Но сын неспроста выводит меня из нового здания. Мы с ним возвращаемся в поле, грязное поле. Мусор и грязь здесь – это мои подавленные чувства, которые  серьезно накопились за время моего существования в жестоких играх. И пока я не разберусь с этой «грязью» (не прочувствую подавленность, не осознаю и не приму ее) подняться по лестничному лабиринту (развиваться) не смогу. Вот почему я ходила в этот пенал - за ребенком, за моей силой, за своим потенциалом. Именно ребенок ведет меня по грязи, я теперь не чувствую себя одинокой, но мусора кругом очень много. Мой ребенок поможет мне справиться с грязью.

Третий сон «На охоте» показывает мне выход из жестоких игр.

Здесь охотник (Тиран) убивает птицу (Жертву). И вроде бы сейчас по  правилам жестоких игр должен появиться Спасатель. Но появляется что-то новое – Сочувствие в образе высоко парящей птицы. Эта птица присоединяется к раненой и просто летит рядом с ней (параллельно) навстречу охотнику. Птица при этом сочувствует и Жертве, и Тирану – всем участникам игр.

А я, как наблюдатель, вижу Жертву, раненую птицу, которая олицетворяет собой мои раненые чувства, появившиеся во мне во время жестоких игр.

Окровавленная птица превращается в Святого Себастьяна с крыльями ангела (на полотне Тициана Св. Себастьян изображен прикованным к дереву или столбу, пронзенным множеством стрел без крыльев) - это мощный образ Любви, истерзанной Любви, которая вышла в таком виде из свирепых игр.

Я настоящая пропускаю эту измученную Любовь через себя, страдая вместе с ней, и иду дальше вверх по холму.

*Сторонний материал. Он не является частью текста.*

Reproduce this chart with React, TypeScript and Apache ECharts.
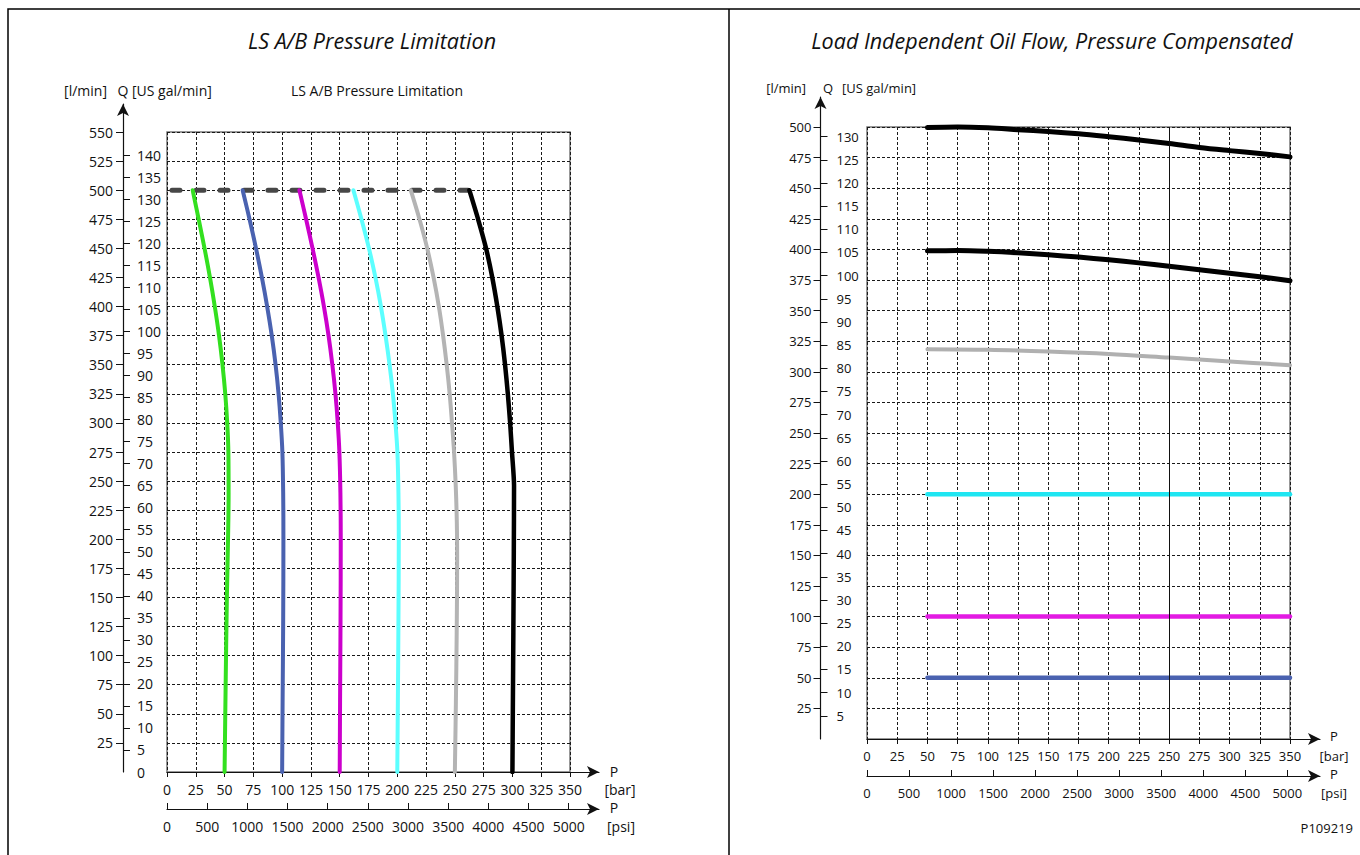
import React, { useEffect, useRef } from "react";
import * as echarts from "echarts";

// ---------- tick labels ----------
const barTicks = [0, 25, 50, 75, 100, 125, 150, 175, 200, 225, 250, 275, 300, 325, 350];
const psiTicks = [0, 500, 1000, 1500, 2000, 2500, 3000, 3500, 4000, 4500, 5000];
const leftFlowTicks = [25, 50, 75, 100, 125, 150, 175, 200, 225, 250, 275, 300, 325, 350, 375, 400, 425, 450, 475, 500, 525, 550];
const leftGalTicks = [0, 5, 10, 15, 20, 25, 30, 35, 40, 45, 50, 55, 60, 65, 70, 75, 80, 85, 90, 95, 100, 105, 110, 115, 120, 125, 130, 135, 140];
const rightFlowTicks = [25, 50, 75, 100, 125, 150, 175, 200, 225, 250, 275, 300, 325, 350, 375, 400, 425, 450, 475, 500];
const rightGalTicks = [5, 10, 15, 20, 25, 30, 35, 40, 45, 50, 55, 60, 65, 70, 75, 80, 85, 90, 95, 100, 105, 110, 115, 120, 125, 130];

// ---------- left chart: LS A/B pressure limitation  [bar, l/min] ----------
const leftLimitLine = [[0, 500], [262.6, 500]];
const leftGreen = [[22.3, 500], [27.5, 475], [32.6, 450], [37.3, 425], [41.5, 400], [45.2, 375], [48.2, 350], [50.6, 325], [52.3, 300], [53.3, 275], [53.5, 240], [53, 200], [52, 150], [51, 80], [50, 0]];
const leftBlue = [[65.7, 500], [71.7, 475], [77.3, 450], [82.4, 425], [87, 400], [91, 375], [94.3, 350], [96.9, 325], [98.8, 300], [100.2, 275], [100.9, 240], [101.1, 200], [100.9, 130], [100.4, 60], [100, 0]];
const leftMagenta = [[115, 500], [120.8, 475], [126.4, 450], [131.6, 425], [136.3, 400], [140.3, 375], [143.6, 350], [146.3, 325], [148.3, 300], [149.7, 275], [150.6, 240], [150.9, 200], [150.7, 130], [150.3, 60], [150, 0]];
const leftCyan = [[161.9, 500], [168.9, 475], [175.4, 450], [181, 425], [185.8, 400], [189.8, 375], [193.3, 350], [196.2, 325], [198.4, 300], [200.1, 275], [201, 240], [201.3, 200], [201, 130], [200.5, 60], [200, 0]];
const leftGray = [[211.7, 500], [219.3, 475], [226, 450], [231.5, 425], [236.1, 400], [239.8, 375], [242.9, 350], [245.5, 325], [247.5, 300], [249.3, 275], [250.8, 245], [251.7, 215], [252, 185], [251.6, 120], [250.9, 60], [250, 0]];
const leftBlack = [[262.6, 500], [270.2, 475], [277.1, 450], [282.5, 425], [286.9, 400], [290.6, 375], [293.6, 350], [296, 325], [298, 300], [299.6, 275], [301.4, 246], [301.2, 190], [300.8, 120], [300.4, 60], [300, 0]];

// ---------- right chart: load independent oil flow  [bar, l/min] ----------
const rightBlackHigh = [[50, 499.5], [75, 500], [100, 499.3], [125, 497.8], [150, 496.3], [175, 494.4], [200, 492], [225, 489.4], [250, 486.5], [275, 483.3], [300, 480.7], [325, 478.3], [350, 475.6]];
const rightBlackLow = [[50, 398.8], [75, 399], [100, 398.4], [125, 397.2], [150, 395.6], [175, 393.7], [200, 391.5], [225, 389], [250, 386.2], [275, 383.3], [300, 380.5], [325, 377.6], [350, 374.4]];
const rightGray = [[50, 318.5], [100, 318], [150, 316.6], [200, 314.6], [250, 311.6], [300, 308.5], [350, 305.4]];
const rightCyan = [[50, 200], [350, 200]];
const rightMagenta = [[50, 100], [350, 100]];
const rightBlue = [[50, 50], [350, 50]];

const LPM_PER_GAL = 3.78541;

function buildOption() {
  const F = '"Open Sans", "Noto Sans", sans-serif';
  const FN = '"Open Sans", "Noto Sans", sans-serif';
  const ink = "#111";
  const gridLine = { show: true, lineStyle: { color: "#1a1a1a", width: 1, type: [3, 2] as any } };
  const plain = (v: number) => String(v);

  // left geometry
  const L = { left: 167, top: 132, w: 403, h: 640, axisX: 123, axisTop: 104, arrowEnd: 599 };
  const lPxPerQ = L.h / 550;
  const lPxPerBar = L.w / 350;
  const lBottom = L.top + L.h;
  const lQMax = (lBottom - L.axisTop) / lPxPerQ;
  const lXw = L.arrowEnd - L.left;
  const lBarMax = lXw / lPxPerBar;
  const lPsiMax = (lXw * 5000) / 401.7;

  // right geometry
  const R = { left: 867, top: 127, w: 423, h: 612, axisX: 820.5, axisTop: 97, arrowEnd: 1320 };
  const rPxPerQ = R.h / 500;
  const rPxPerBar = R.w / 350;
  const rBottom = R.top + R.h;
  const rQMax = (rBottom - R.axisTop) / rPxPerQ;
  const rXw = R.arrowEnd - R.left;
  const rBarMax = rXw / rPxPerBar;
  const rPsiMax = (rXw * 5000) / 420.3;

  const arrowLine = { show: true, symbol: ["none", "arrow"], symbolSize: [9, 12], lineStyle: { color: ink, width: 1.2 } };
  const hidden = { show: false, min: 0, max: 1, type: "value" };

  const grid = [
    { left: L.left, top: L.top, width: L.w, height: L.h, show: true, borderColor: "#777", borderWidth: 1.5 },
    { left: L.axisX, top: L.axisTop, width: 10, height: lBottom - L.axisTop },
    { left: L.left, top: L.top, width: lXw, height: L.h },
    { left: R.left, top: R.top, width: R.w, height: R.h, show: true, borderColor: "#777", borderWidth: 1.5 },
    { left: R.axisX, top: R.axisTop, width: 10, height: rBottom - R.axisTop },
    { left: R.left, top: R.top, width: rXw, height: R.h },
  ];

  const barAxis = (gi: number, max: number, font: string, size: number) => ({
    type: "value", gridIndex: gi, min: 0, max, position: "bottom",
    axisLine: arrowLine,
    axisTick: { show: true, customValues: barTicks, length: 5, lineStyle: { color: ink } },
    axisLabel: { show: true, customValues: barTicks, formatter: plain, margin: 10, color: ink, fontFamily: font, fontSize: size },
    splitLine: { show: false },
  });
  const psiAxis = (gi: number, max: number, font: string, size: number, margin: number) => ({
    type: "value", gridIndex: gi, min: 0, max, position: "bottom", offset: 37,
    axisLine: arrowLine,
    axisTick: { show: true, inside: true, customValues: psiTicks, length: 6, lineStyle: { color: ink } },
    axisLabel: { show: true, customValues: psiTicks, formatter: plain, margin, color: ink, fontFamily: font, fontSize: size },
    splitLine: { show: false },
  });
  const flowAxis = (gi: number, max: number, ticks: number[], font: string, size: number, margin: number) => ({
    type: "value", gridIndex: gi, min: 0, max, position: "left",
    axisLine: arrowLine,
    axisTick: { show: true, customValues: ticks, length: 7, lineStyle: { color: ink } },
    axisLabel: { show: true, customValues: ticks, formatter: plain, margin, color: ink, fontFamily: font, fontSize: size },
    splitLine: { show: false },
  });
  const galAxis = (gi: number, max: number, tickVals: number[], labelVals: number[], font: string, size: number, margin: number) => ({
    type: "value", gridIndex: gi, min: 0, max, position: "left",
    axisLine: { show: false },
    axisTick: { show: true, inside: true, customValues: tickVals, length: 7, lineStyle: { color: ink } },
    axisLabel: { show: true, inside: true, customValues: labelVals, formatter: plain, margin, color: ink, fontFamily: font, fontSize: size },
    splitLine: { show: false },
  });

  const xAxis = [
    { type: "value", gridIndex: 0, min: 0, max: 350, interval: 25, axisLine: { show: false }, axisTick: { show: false }, axisLabel: { show: false }, splitLine: gridLine },
    { ...hidden, gridIndex: 1 },
    barAxis(2, lBarMax, F, 14),
    psiAxis(2, lPsiMax, F, 14, 10),
    { type: "value", gridIndex: 3, min: 0, max: 350, interval: 25, axisLine: { show: false }, axisTick: { show: false }, axisLabel: { show: false }, splitLine: gridLine },
    { ...hidden, gridIndex: 4 },
    barAxis(5, rBarMax, FN, 13),
    psiAxis(5, rPsiMax, FN, 13, 10),
  ];
  const yAxis = [
    { type: "value", gridIndex: 0, min: 0, max: 550, interval: 25, axisLine: { show: false }, axisTick: { show: false }, axisLabel: { show: false }, splitLine: gridLine },
    flowAxis(1, lQMax, leftFlowTicks, F, 14, 10),
    galAxis(1, lQMax / LPM_PER_GAL, leftGalTicks.filter((v) => v > 0), leftGalTicks, F, 14, 14),
    { ...hidden, gridIndex: 2 },
    { type: "value", gridIndex: 3, min: 0, max: 500, interval: 25, axisLine: { show: false }, axisTick: { show: false }, axisLabel: { show: false }, splitLine: gridLine },
    flowAxis(4, rQMax, rightFlowTicks, FN, 13, 9),
    galAxis(4, rQMax / LPM_PER_GAL, rightGalTicks, rightGalTicks, FN, 13, 16),
    { ...hidden, gridIndex: 5 },
  ];

  const line = (data: number[][], color: string, width: number, xi: number, yi: number, extra: any = {}) => ({
    type: "line", data, xAxisIndex: xi, yAxisIndex: yi, showSymbol: false, symbol: "none",
    smooth: 0.35, clip: false, silent: true, z: 3,
    lineStyle: { color, width, cap: "round", join: "round" },
    ...extra,
  });

  const series = [
    line(leftLimitLine, "#474747", 5, 0, 0, { smooth: false, z: 2, lineStyle: { color: "#474747", width: 5, cap: "round", type: [8, 16], dashOffset: -5 } }),
    line(leftGreen, "#33e01f", 4, 0, 0),
    line(leftBlue, "#4a62b0", 4, 0, 0),
    line(leftMagenta, "#cc00cc", 4, 0, 0),
    line(leftCyan, "#5cffff", 4, 0, 0),
    line(leftGray, "#b4b4b4", 4, 0, 0),
    line(leftBlack, "#000000", 4.5, 0, 0, { smooth: 0.25 }),
    line(rightBlackHigh, "#000000", 5, 4, 4),
    line(rightBlackLow, "#000000", 5, 4, 4),
    line(rightGray, "#b0b0b0", 4, 4, 4),
    line(rightCyan, "#1ee6f2", 4.5, 4, 4, {
      smooth: false,
      markLine: { silent: true, symbol: ["none", "none"], label: { show: false }, lineStyle: { color: "#111", width: 1, type: "solid" }, data: [{ xAxis: 250 }] },
    }),
    line(rightMagenta, "#e31be3", 4.5, 4, 4, { smooth: false }),
    line(rightBlue, "#4a62b0", 4.5, 4, 4, { smooth: false }),
  ];

  const txt = (text: string, x: number, y: number, font: string, align = "center") => ({
    type: "text", x, y, silent: true,
    style: { text, font, fill: ink, align, verticalAlign: "middle", textAlign: align, textVerticalAlign: "middle" },
  });

  const graphic = [
    { type: "rect", silent: true, shape: { x: 8, y: 9, width: 1400, height: 900 }, style: { fill: "none", stroke: "#000", lineWidth: 1.5 } },
    { type: "line", silent: true, shape: { x1: 729, y1: 9, x2: 729, y2: 860 }, style: { stroke: "#000", lineWidth: 1.5 } },
    txt("LS A/B Pressure Limitation", 372, 40, `italic 21.5px ${F}`),
    txt("Load Independent Oil Flow, Pressure Compensated", 1052, 40, `italic 21.5px ${F}`),
    txt("[l/min]", 107, 90, `14px ${F}`, "right"),
    txt("Q", 123, 90, `14px ${F}`),
    txt("[US gal/min]", 132, 90, `14px ${F}`, "left"),
    txt("LS A/B Pressure Limitation", 377, 90, `14px ${F}`),
    txt("[l/min]", 806, 88, `13px ${FN}`, "right"),
    txt("Q", 828, 88, `13px ${FN}`),
    txt("[US gal/min]", 842, 88, `13px ${FN}`, "left"),
    txt("P", 614, 771, `14px ${F}`),
    txt("[bar]", 620, 789, `14px ${F}`),
    txt("P", 614, 807, `14px ${F}`),
    txt("[psi]", 621, 826, `14px ${F}`),
    txt("P", 1334, 736, `13px ${FN}`),
    txt("[bar]", 1334, 756, `13px ${FN}`),
    txt("P", 1334, 774, `13px ${FN}`),
    txt("[psi]", 1334, 793, `13px ${FN}`),
    txt("P109219", 1353, 828, `13px ${FN}`, "right"),
  ];

  return { animation: false, backgroundColor: "#ffffff", grid, xAxis, yAxis, series, graphic };
}

export default function App() {
  const ref = useRef<HTMLDivElement>(null);
  useEffect(() => {
    if (!ref.current) return;
    const chart = echarts.init(ref.current, undefined, { renderer: "svg" });
    chart.setOption(buildOption() as any);
    return () => chart.dispose();
  }, []);
  return <div ref={ref} style={{ position: "fixed", left: 0, top: 0, width: 1360, height: 855, background: "#fff" }} />;
}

Этот чудо-сон показал мне выход из жестоких игр, но он мучительный: только через сочувствие к себе в разных ролях, через переживания подавленных чувств, которые я накопила играя, через признание того, что раньше я называла любовью к родным как истерзанного чувства и через принятие этого выстраданного чувства я смогу идти вверх (развиваться) в поисках нового, Новой Любви вне игры.